La chica enrojeció avergonzada.

—¿La distancia? —preguntó rápidamente sir Richard.

—Nueve mille passum, mi señor. Siete mil pasos alrededor de la ciudad y dos mil de nuevo por el canal. Tuvimos problemas con las olas en el norte, pero es una buena… —orgulloso señaló con la cabeza la vipera.

—¿Es tuya?

—De mi señor —dándose cuenta de que el silencio que siguió implicaba otra pregunta, el muchacho añadió—. Lord Atilo il Mauros. Es…

Sir Richard lo sabía.

—Tu premio —dijo, ofreciéndole una bolsa.

El joven se inclinó de nuevo y no pudo resistir la tentación de sopesar la bolsa en la mano. Mostró una blanca sonrisa y unas arrugas se formaron en las comisuras de sus ojos.

—Eleanor…

—No soy la única boquiabierta.

Giulietta miró fijamente a su dama de compañía.

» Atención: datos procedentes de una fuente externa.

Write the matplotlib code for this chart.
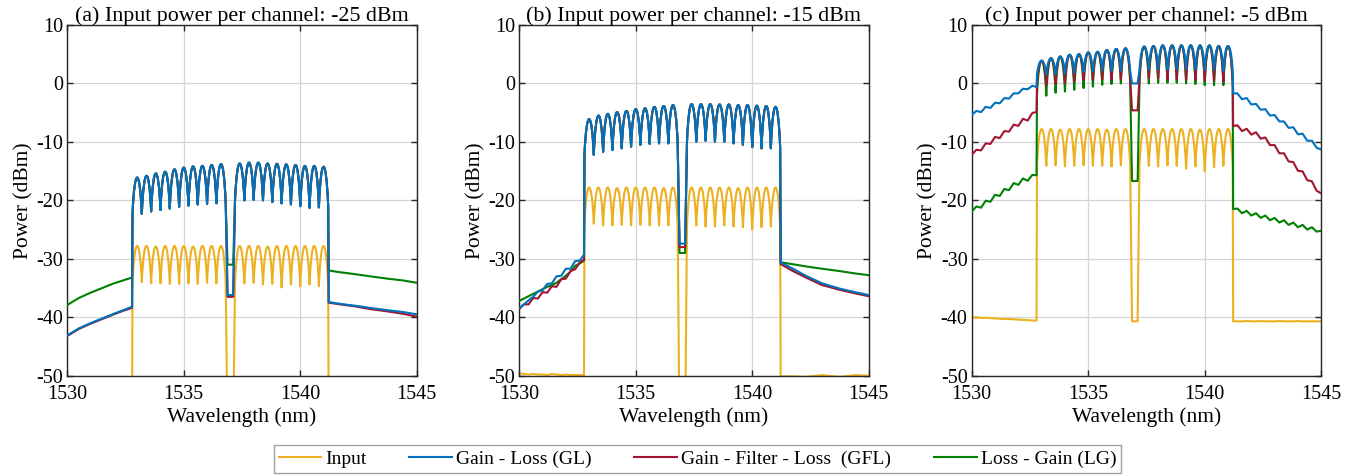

—Y esto —agregó precipitadamente Roderigo quitándose su jubón con brocados. Estaba pasado de moda y usado, pero los ojos del vencedor se abrieron de par en par, luego frunció el ceño.

—El hilo es de plata, mi señor.

No le importaba que el brocado estuviera desgastado. Sin embargo, el hilo de plata o de oro, la piel, el esmalte, la seda y los bordados estaban prohibidos a los sirvientes por ley.

—Dudo que la Ronda arreste al ganador esta tarde y tu mujer lo podrá descoser esta noche.

—No tengo mujer, mi señor.

—Esta noche la tendrás —prometió sir Richard.